Abstract

Dans les sociétés mondaines, à l’époque classique, avoir de l’humour—terme anachronique—c’est être spirituel. L’esprit est la qualité la plus précieuse que peut avoir un galant, mais cette qualité est aussi rare qu’indéfinissable, et elle peut se transformer en défaut rédhibitoire. On ne peut approcher de l’esprit qu’en définissant ce qu’il n’est pas (la sottise, l’érudition, le sérieux), mais la difficulté tient également au fait que ce concept qui doit organiser les relations sociales dans le cadre des salons est constamment susceptible de se corrompre, et de devenir non plus le principe sur lequel se fonde l’harmonie des mondains, mais une arme qui réintroduit la violence dans un univers galant qui se voulait apaisé.
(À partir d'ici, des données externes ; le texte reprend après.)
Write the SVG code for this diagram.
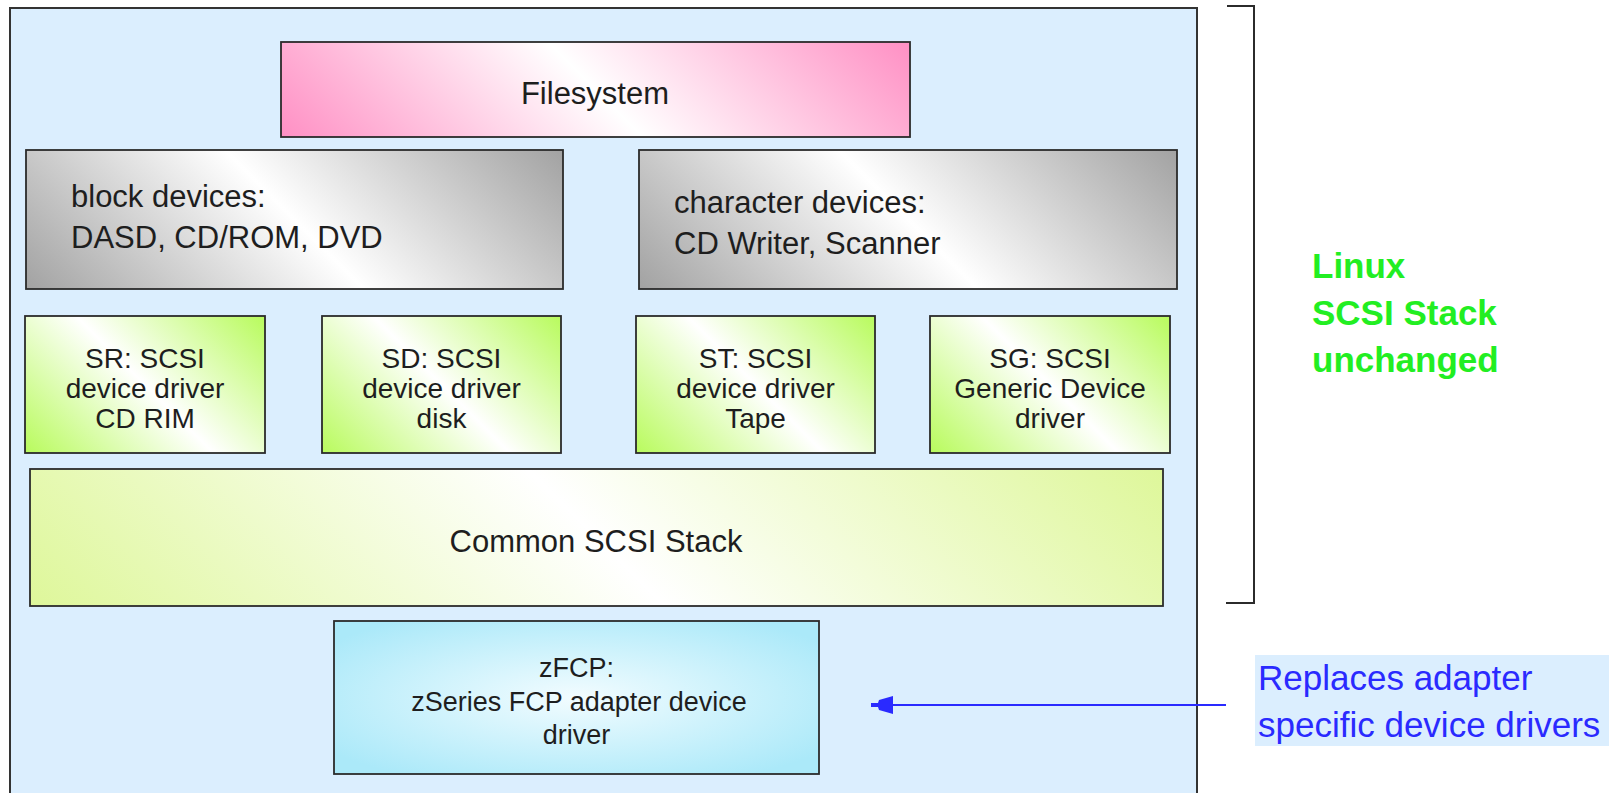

Cette ambiguïté fondamentale de l’esprit était déjà présente dans les textes de Bouhours ou de Méré, eux qui n’ont cessé de distinguer le véritable esprit du faux esprit ou de la médisance, et c’est elle qui explique l’émergence d’une forme dégradée de l’esprit, le « bon ton », que condamnent tant Crébillon que Duclos. Le tableau des mœurs que proposent les auteurs du xviii e siècle est si négatif que l’on est en droit de se demander si l’« esprit » peut encore être perçu positivement, et si cette forme d’humour reste acceptable.